New Zealand

Hotel owners firm on abandoned baby claims

21:06 pm on 6 June 2018

The owners of a Northland hotel are standing by their claims that a woman left her baby outside their venue while she gambled, the couple's lawyer says.

Photo: RNZ

Last week, the owners of the Rawene Masonic Hotel let punters know on its Facebook page they would no longer be providing the gaming machines after the incident, and hoped their community would be supportive of its decision.

This week, gaming trust Pub Charity's chief executive Martin Cheer cast doubt on the owners' claims - saying he reviewed CCTV footage from the gaming lounge and found no evidence to say the incident happened.

Barrister David Garrett, who is acting for hotel owners Glen Dick and Lana Turnbull, said his clients were adamant a baby was left alone.

"The first thing I did when I got here this morning was ask them to give me the tour, show me where the gaming room was, show me where he found the baby - there's no cameras out there - and Glen's explanation to me seems perfectly plausible, frankly," Mr Garrett said.

However, Mr Cheer has said there was no evidence to prove this.

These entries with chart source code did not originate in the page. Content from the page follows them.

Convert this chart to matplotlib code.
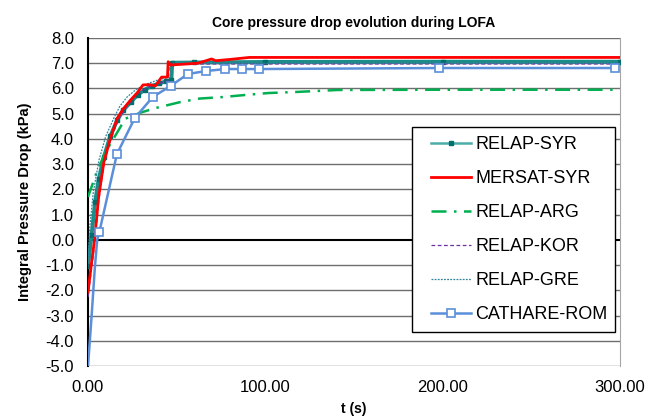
import numpy as np
import matplotlib
matplotlib.use('Agg')
import matplotlib.pyplot as plt
from matplotlib.lines import Line2D
from matplotlib.patches import Rectangle

plt.rcParams['font.family'] = ['Liberation Sans', 'DejaVu Sans']

# RELAP-SYR
syr_t = [0, 2, 4, 6, 9, 12.5, 16.5, 20, 24, 28, 32, 36, 40, 44, 47, 47.5, 60, 100, 200, 300]
syr_v = [-1.04, 0.2, 1.5, 2.4, 3.3, 4.1, 4.75, 5.15, 5.45, 5.75, 5.95, 6.1, 6.2, 6.28, 6.33, 7.02, 7.03, 7.05, 7.06, 7.06]
# MERSAT-SYR
mer_t = [0, 2, 3.7, 6, 9, 12.7, 16.5, 20, 24, 28, 31, 35, 38, 41.5, 44.8, 45.2, 46.5, 55.6, 62, 69.7, 72, 80, 91, 200, 300]
mer_v = [-2.07, -0.9, 0.0, 1.7, 3.1, 4.04, 4.82, 5.2, 5.54, 5.85, 6.14, 6.15, 6.1, 6.45, 6.45, 7.06, 6.93, 6.97, 7.0, 7.17, 7.1, 7.15, 7.23, 7.23, 7.23]
# RELAP-ARG
arg_t = [0, 5, 10, 16, 21, 30, 38.5, 52, 63, 76, 90, 102, 117, 141, 200, 300]
arg_v = [1.7, 2.7, 3.5, 4.2, 4.8, 5.05, 5.23, 5.46, 5.6, 5.66, 5.75, 5.82, 5.86, 5.94, 5.95, 5.95]
# RELAP-KOR
kor_t = [0, 3.7, 6, 9, 13, 17, 22, 28, 34, 40, 45, 46, 100, 300]
kor_v = [-2.27, -0.2, 1.5, 3.0, 4.0, 4.75, 5.3, 5.8, 6.05, 6.2, 6.3, 6.97, 6.97, 6.97]
# RELAP-GRE
gre_t = [0, 1, 3, 6.2, 10, 14.6, 18, 22, 27, 32, 40, 46, 48, 100, 300]
gre_v = [-0.9, 0.5, 1.9, 3.16, 4.1, 4.83, 5.3, 5.66, 5.95, 6.15, 6.35, 6.45, 7.0, 7.0, 7.0]
# CATHARE-ROM
cat_t = [0, 2, 3.9, 5.2, 6.4, 16.3, 26.4, 36.5, 46.6, 56.2, 66.3, 77.5, 87, 96.6, 197.8, 297]
cat_v = [-5, -3.05, -1.06, 0.0, 0.31, 3.4, 4.83, 5.66, 6.1, 6.57, 6.69, 6.77, 6.77, 6.77, 6.81, 6.81]
cat_marks = list(range(4, len(cat_t)))

labels = ['RELAP-SYR', 'MERSAT-SYR', 'RELAP-ARG', 'RELAP-KOR', 'RELAP-GRE', 'CATHARE-ROM']

fig = plt.figure(figsize=(6.46, 4.19), dpi=100)
ax = fig.add_axes([88/646, 53/419, 532/646, 328/419])

for yv in range(-5, 9):
    if yv != 0:
        ax.axhline(yv, color='#6E6E6E', lw=1.0, zorder=0)
ax.axhline(0, color='black', lw=1.5, zorder=1)

ax.plot(syr_t, syr_v, color='#1B8C88', lw=2.8, marker='s', ms=2.5,
        mfc='#006E6C', mec='#006E6C', zorder=3)
l_mer, = ax.plot(mer_t, mer_v, color='#FF0000', lw=2.0, zorder=4)
l_arg, = ax.plot(arg_t, arg_v, color='#00B050', lw=1.8, dashes=(6, 3, 1, 3), zorder=3)
l_kor, = ax.plot(kor_t, kor_v, color='#7030A0', lw=0.9, dashes=(3, 2), zorder=3)
l_gre, = ax.plot(gre_t, gre_v, color='#31859C', lw=0.9, dashes=(1.5, 1), zorder=3)
l_cat, = ax.plot(cat_t, cat_v, color='#5B8FD9', lw=1.8, marker='s', ms=6, mfc='white',
                 mec='#5B8FD9', mew=1.2, markevery=cat_marks, zorder=5)
# legend sample for RELAP-SYR is a thin line with a small marker
h_syr = Line2D([], [], color='#4AADA9', lw=1.8, marker='s', ms=3, mfc='#00706E',
               mec='#00706E', markevery=[1])

ax.set_xlim(0, 300)
ax.set_ylim(-5, 8)
ax.set_xticks([0, 100, 200, 300])
ax.set_xticklabels(['%.2f' % v for v in [0, 100, 200, 300]])
ax.set_yticks(np.arange(-5, 9, 1))
ax.set_yticklabels(['%.1f' % v for v in np.arange(-5, 9, 1)])
ax.tick_params(length=0, labelsize=12, pad=10)

for s in ['top', 'bottom']:
    ax.spines[s].set_visible(False)
ax.spines['right'].set_color('#A6A6A6')
ax.spines['left'].set_color('black')
ax.spines['left'].set_linewidth(1.5)

ax.set_title('Core pressure drop evolution during LOFA', fontsize=10, fontweight='bold', pad=8)
ax.set_ylabel('Integral Pressure Drop (kPa)', fontsize=10.5, fontweight='bold', labelpad=10)
ax.set_xlabel('t (s)', fontsize=10, fontweight='bold', labelpad=5)

# legend box drawn separately so its size matches the original
ax.add_patch(Rectangle((412/646, 1-332/419), 203/646, 205/419, transform=fig.transFigure,
                       facecolor='white', edgecolor='black', lw=1.0, zorder=6, clip_on=False))
leg = ax.legend([h_syr, l_mer, l_arg, l_kor, l_gre, l_cat], labels,
                loc='upper left', bbox_to_anchor=(431/646, 1-136/419), bbox_transform=fig.transFigure,
                fontsize=13, frameon=False, labelspacing=0.94, handlelength=2.2,
                borderpad=0, handletextpad=0.25, borderaxespad=0)
leg.set_zorder(7)

fig.savefig('out.png', dpi=100)
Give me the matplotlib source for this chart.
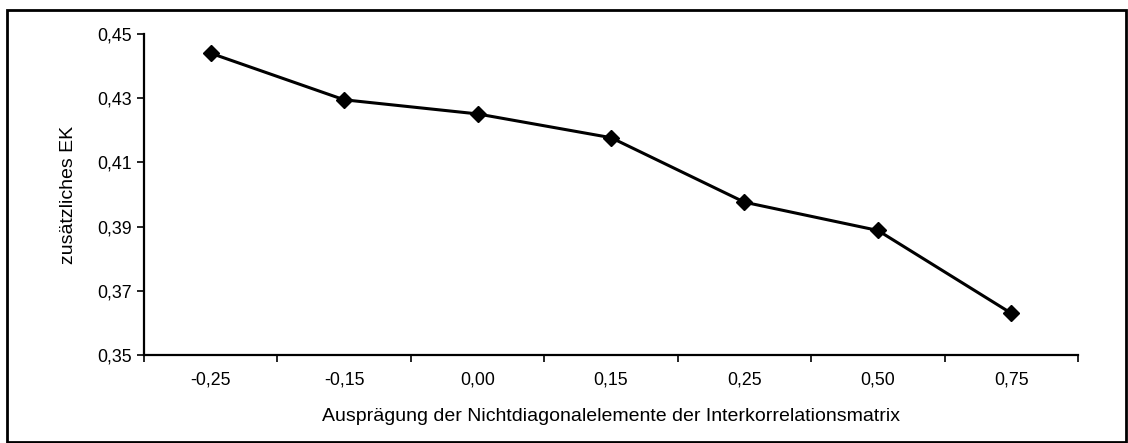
import matplotlib.pyplot as plt
from matplotlib.patches import Rectangle
import numpy as np

plt.rcParams['font.family'] = ['Liberation Sans', 'DejaVu Sans']

categories = ['-0,25', '-0,15', '0,00', '0,15', '0,25', '0,50', '0,75']
values = [0.4440, 0.4295, 0.4251, 0.4177, 0.3976, 0.3888, 0.3630]
y_ticks = [0.35, 0.37, 0.39, 0.41, 0.43, 0.45]
y_labels = ['0,35', '0,37', '0,39', '0,41', '0,43', '0,45']

fig = plt.figure(figsize=(11.28, 4.43), dpi=100)
ax = fig.add_axes([0.1277, 0.1986, 0.8280, 0.7247])

x = np.arange(len(categories))
ax.plot(x, values, color='black', lw=2.2, marker='D', ms=8.5, mfc='black', mec='black')

ax.set_xlim(-0.5, len(categories) - 0.5)
ax.set_ylim(0.35, 0.45)

ax.set_xticks(x)
ax.set_xticklabels(categories, fontsize=12.8)
ax.tick_params(axis='x', which='major', length=0, pad=12)
ax.set_xticks(np.arange(-0.5, len(categories)), minor=True)
ax.tick_params(axis='x', which='minor', length=5, width=1.2, direction='out')

ax.set_yticks(y_ticks)
ax.set_yticklabels(y_labels, fontsize=12.8)
ax.tick_params(axis='y', length=5, width=1.2, direction='out', pad=4)

for s in ['top', 'right']:
    ax.spines[s].set_visible(False)
for s in ['left', 'bottom']:
    ax.spines[s].set_linewidth(1.6)

ax.set_xlabel('Ausprägung der Nichtdiagonalelemente der Interkorrelationsmatrix', fontsize=14, labelpad=14)
ax.set_ylabel('zusätzliches EK', fontsize=14, labelpad=14)

# outer frame of the chart area
fig.patches.append(Rectangle((0.0062, 0.0023), 0.9920, 0.9751, transform=fig.transFigure,
                             fill=False, edgecolor='black', lw=2))

fig.savefig('out.png', dpi=100)
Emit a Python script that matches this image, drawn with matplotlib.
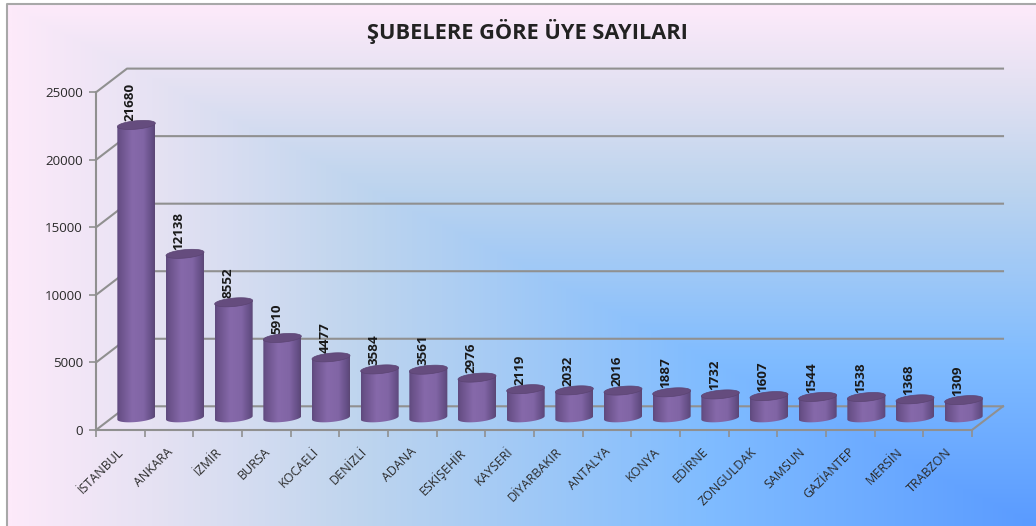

"We operate CCTV in the venue for multiple reasons but that gave me the opportunity to have a look at what had actually occured," Mr Cheer said.

"So, we went and looked at the day in which Mr Dick claimed this occured and didn't see anything in the footage which was consistent with what he claimed had happened."

Mr Cheer said the gaming trust had turned the hotel's pokie machines off - five days before the owner said they were turned off - because the couple failed to bank cash from the pokies on time.

The hotel owners maintain they requested the machines to be deactivated following the incident and weren't deactivated by the trust any earlier, Mr Garrett said.

Earlier the owners did say they were late banking pokie machine money on two occasions, but both had perfectly acceptable explanations, he said.

"One was a misunderstanding between Glen and Lana over who was supposed to do it, so it was 24 hours late, and the other was Lana injured herself and the banking was done 36 or 48 hours late," Mr Garrett said.